— begin Data —

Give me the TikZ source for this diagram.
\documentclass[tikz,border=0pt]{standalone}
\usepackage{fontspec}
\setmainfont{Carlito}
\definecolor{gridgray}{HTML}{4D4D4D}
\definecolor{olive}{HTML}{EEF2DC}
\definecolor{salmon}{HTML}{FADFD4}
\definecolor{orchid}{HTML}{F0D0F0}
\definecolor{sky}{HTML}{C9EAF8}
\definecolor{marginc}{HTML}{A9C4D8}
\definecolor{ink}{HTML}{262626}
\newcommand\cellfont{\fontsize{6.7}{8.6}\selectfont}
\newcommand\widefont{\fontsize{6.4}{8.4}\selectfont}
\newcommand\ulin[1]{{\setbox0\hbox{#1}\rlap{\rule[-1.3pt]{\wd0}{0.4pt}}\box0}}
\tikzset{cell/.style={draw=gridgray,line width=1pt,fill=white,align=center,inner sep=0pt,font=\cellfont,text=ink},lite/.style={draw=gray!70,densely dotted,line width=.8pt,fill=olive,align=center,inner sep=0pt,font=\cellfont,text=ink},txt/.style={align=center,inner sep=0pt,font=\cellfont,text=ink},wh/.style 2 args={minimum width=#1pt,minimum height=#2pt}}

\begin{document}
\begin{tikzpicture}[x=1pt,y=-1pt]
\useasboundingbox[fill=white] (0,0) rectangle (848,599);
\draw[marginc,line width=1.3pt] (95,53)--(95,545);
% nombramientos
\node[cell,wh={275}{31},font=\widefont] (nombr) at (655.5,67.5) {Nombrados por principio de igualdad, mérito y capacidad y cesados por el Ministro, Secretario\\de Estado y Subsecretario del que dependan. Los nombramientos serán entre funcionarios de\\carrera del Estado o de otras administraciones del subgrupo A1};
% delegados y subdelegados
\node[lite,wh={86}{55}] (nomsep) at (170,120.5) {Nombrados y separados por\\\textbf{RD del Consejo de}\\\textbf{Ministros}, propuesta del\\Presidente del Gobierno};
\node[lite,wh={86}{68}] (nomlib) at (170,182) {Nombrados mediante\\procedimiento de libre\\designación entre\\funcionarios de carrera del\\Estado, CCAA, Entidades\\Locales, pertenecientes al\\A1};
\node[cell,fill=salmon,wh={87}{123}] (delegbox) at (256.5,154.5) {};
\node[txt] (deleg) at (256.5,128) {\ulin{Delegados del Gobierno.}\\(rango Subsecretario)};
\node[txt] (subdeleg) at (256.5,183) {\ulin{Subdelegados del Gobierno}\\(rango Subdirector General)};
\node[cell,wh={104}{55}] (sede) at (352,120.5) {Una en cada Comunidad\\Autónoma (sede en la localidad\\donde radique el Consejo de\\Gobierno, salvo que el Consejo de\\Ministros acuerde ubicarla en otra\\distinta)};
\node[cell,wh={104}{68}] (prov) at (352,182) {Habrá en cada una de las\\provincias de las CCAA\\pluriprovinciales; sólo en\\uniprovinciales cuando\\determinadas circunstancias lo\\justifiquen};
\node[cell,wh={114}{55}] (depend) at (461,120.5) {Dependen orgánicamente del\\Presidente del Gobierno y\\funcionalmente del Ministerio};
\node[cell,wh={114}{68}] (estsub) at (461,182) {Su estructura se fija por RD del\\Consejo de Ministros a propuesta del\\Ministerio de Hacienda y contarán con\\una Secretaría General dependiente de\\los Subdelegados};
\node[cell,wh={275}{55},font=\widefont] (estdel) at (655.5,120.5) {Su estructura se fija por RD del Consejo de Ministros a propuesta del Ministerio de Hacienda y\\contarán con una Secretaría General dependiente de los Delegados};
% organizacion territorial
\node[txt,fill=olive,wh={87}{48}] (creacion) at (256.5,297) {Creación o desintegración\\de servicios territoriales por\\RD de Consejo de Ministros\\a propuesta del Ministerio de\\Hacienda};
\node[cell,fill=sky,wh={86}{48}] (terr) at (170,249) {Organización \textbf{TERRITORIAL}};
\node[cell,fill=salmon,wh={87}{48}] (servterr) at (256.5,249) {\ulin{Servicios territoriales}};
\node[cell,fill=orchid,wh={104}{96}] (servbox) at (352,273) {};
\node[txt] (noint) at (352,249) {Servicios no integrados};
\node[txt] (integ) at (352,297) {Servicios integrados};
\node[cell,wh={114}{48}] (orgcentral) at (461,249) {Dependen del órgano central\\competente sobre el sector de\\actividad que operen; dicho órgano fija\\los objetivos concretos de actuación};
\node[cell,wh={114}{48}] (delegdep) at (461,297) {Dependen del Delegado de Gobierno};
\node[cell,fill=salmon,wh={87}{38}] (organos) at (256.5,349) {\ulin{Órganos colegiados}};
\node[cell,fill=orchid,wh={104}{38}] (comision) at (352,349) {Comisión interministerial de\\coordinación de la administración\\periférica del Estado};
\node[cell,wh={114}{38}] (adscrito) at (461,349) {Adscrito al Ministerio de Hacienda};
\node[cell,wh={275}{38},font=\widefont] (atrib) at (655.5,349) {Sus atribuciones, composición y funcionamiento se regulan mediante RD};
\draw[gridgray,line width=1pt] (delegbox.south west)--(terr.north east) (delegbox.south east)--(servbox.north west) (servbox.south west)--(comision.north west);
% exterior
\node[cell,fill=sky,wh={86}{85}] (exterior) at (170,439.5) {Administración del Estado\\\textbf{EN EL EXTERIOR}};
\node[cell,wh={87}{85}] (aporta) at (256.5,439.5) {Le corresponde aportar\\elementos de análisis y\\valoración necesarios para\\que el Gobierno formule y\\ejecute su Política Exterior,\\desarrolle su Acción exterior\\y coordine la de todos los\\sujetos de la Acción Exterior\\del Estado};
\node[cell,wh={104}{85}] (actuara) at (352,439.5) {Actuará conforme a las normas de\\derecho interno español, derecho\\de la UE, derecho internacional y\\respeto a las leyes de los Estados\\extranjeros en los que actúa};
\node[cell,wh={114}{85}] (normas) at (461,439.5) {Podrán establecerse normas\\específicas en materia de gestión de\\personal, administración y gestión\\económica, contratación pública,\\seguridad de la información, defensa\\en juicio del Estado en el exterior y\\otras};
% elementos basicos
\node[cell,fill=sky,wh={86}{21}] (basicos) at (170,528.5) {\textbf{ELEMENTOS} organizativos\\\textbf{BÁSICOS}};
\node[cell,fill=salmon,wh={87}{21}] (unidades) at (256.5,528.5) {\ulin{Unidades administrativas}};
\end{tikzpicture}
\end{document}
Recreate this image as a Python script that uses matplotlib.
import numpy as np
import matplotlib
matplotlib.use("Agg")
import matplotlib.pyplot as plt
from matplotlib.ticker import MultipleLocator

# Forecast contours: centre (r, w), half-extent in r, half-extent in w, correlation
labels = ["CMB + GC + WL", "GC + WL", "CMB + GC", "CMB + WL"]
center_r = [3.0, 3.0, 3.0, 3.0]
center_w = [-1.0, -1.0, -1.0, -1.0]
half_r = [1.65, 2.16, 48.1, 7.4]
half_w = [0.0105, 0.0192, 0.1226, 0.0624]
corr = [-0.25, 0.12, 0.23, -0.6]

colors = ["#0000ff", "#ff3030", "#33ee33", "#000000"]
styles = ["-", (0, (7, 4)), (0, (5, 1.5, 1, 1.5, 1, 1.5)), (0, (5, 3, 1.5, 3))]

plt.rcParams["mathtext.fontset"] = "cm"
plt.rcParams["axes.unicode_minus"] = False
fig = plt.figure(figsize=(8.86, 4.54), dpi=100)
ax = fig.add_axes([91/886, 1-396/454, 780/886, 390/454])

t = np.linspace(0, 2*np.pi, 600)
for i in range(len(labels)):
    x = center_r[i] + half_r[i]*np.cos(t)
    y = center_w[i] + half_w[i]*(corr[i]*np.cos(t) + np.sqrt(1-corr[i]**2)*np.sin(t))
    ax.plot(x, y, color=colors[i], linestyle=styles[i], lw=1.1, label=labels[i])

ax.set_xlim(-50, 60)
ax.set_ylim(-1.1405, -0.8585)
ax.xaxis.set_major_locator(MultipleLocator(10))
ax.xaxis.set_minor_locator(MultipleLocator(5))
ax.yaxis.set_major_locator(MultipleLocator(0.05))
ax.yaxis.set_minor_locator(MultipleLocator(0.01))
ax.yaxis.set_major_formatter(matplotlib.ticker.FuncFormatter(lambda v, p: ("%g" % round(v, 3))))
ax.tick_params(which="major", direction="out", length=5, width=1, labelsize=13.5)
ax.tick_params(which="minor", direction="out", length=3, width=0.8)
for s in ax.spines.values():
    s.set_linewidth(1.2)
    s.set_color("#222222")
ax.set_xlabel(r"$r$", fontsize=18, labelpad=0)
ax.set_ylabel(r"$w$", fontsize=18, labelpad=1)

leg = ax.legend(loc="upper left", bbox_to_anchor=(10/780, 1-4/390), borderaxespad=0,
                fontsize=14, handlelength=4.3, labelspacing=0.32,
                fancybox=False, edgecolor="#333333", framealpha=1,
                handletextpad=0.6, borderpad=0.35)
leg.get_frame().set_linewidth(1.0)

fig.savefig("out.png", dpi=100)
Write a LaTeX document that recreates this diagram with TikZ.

— end Data —

*Exercise objective*
Starting at the line that contains "Recreate this image", set down every line up to and including the line that contains "from matplotlib.ticker import MultipleLocator", exactly as given, and no other line.

*Problem solution*
Recreate this image as a Python script that uses matplotlib.
import numpy as np
import matplotlib
matplotlib.use("Agg")
import matplotlib.pyplot as plt
from matplotlib.ticker import MultipleLocator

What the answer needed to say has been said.